I believe the question is asking me to take the sum (n=1 to infinity) of (-1)^(n-1) * n/4^(n-1) and come up with a small simple equation to determine its sum using the pattern of 1/1+x as a template. Yes?

I know that if I take x^n and differentiate it I get n/x^n-1, which looks exactly like my n/4^(n-1). Does that mean that the sum of my series is nothing more than 1 - 1/4 + 1/16 - 1/64? Do I need to make an adjustment to my n values because my sum starts @1 and the original starts @0?

6. Jun 28, 2011

hunt_mat

Differentiating the series:
$$\sum_{n=0}^{\infty}(-1)^{n}x^{n}$$
is
$$\sum_{n=1}^{\infty}(-1)^{n}nx^{n-1}$$
Now what is the above equal to? (hint, we have derived it before)

7. Jun 28, 2011

vela

Staff Emeritus
Do exactly what was suggested. What do you get if you differentiate the lefthand side? What do you get if you differentiate the righthand side? Then plug in x=1/4. What do you get? How is it related to the original question?

8. Jun 28, 2011

Rapier

Since I differentiated the right side, I have to differentiate the left side, neh?

So that will equal -1/(1+x)^2?

I'm trying not to feel really stupid, and I'm just so frustrated. I greatly appreciate all your help.

EDIT: When you differentiate do you change the starting value for n? Since I'm not differentiating n (-1)^n stays (-1)^n, shouldn't it?

EDIT EDIT: Sum = - 16/25?

Last edited: Jun 28, 2011
9. Jun 28, 2011

hunt_mat

Correct, now following your suggestion, set x=1/4, what will the series look like?

10. Jun 28, 2011

Rapier

This is my differentiation:
$$\sum_{n=1}^{\infty}(-1)^{n}nx^{n-1}$$

The series was listed as:
$$\sum_{n=1}^{\infty}(-1)^{n-1}nx^{n-1}$$

Does the exponent on the (-1) change when differentiated?

But to answer your question, the series should be:

1 -1/2 + 3/16 - 1/16 + ...

11. Jun 28, 2011

hunt_mat

The idea here us to note that $(-1)^{n-1}=(-1)^{n+1}$ and you have a minus coming from the LHS.

12. Jun 28, 2011

Rapier

OH! I see that! If I divide (-1)^n by -1, I get (-1)^n-1. DUH!

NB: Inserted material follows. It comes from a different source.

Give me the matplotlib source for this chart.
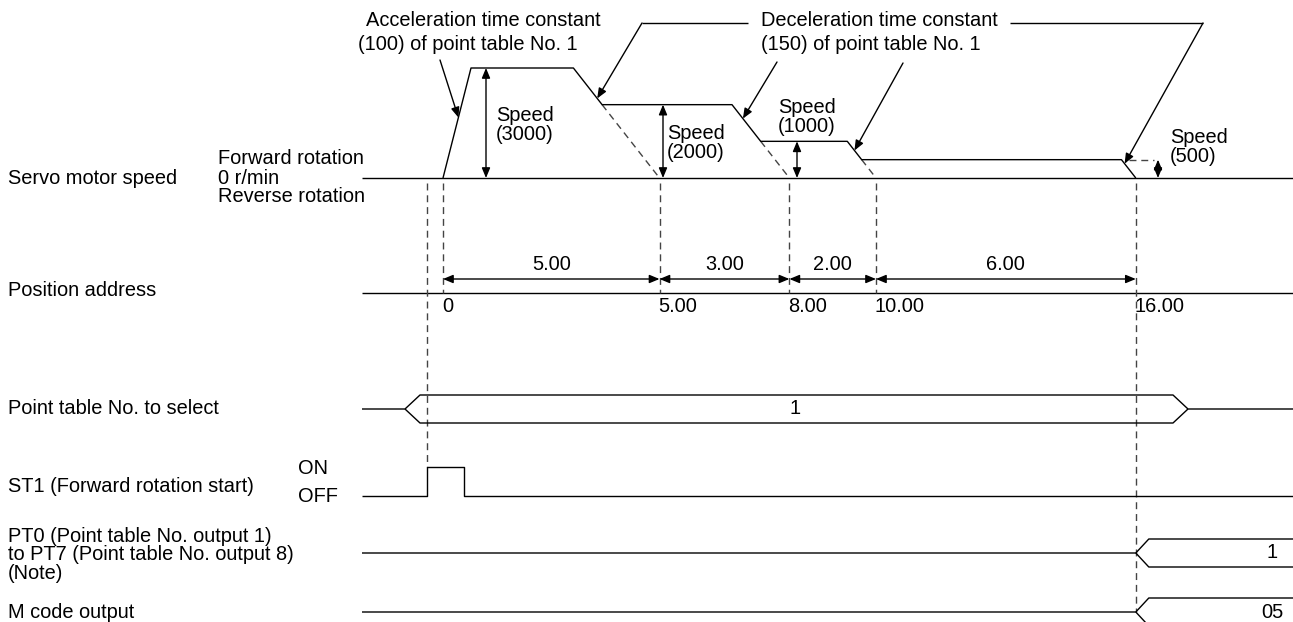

That is how it comes up with being 1/(1+x)^2.

That makes sense.

13. Jun 28, 2011

hunt_mat

So, now you can tell us what the sum of the series is?

14. Jun 28, 2011

Rapier

16/25!!

15. Jun 28, 2011

hunt_mat

Well done!!!

16. Jun 28, 2011

Rapier

Thank you SO much for your patience and help. Not only did I understand what I did I can do it on other problems!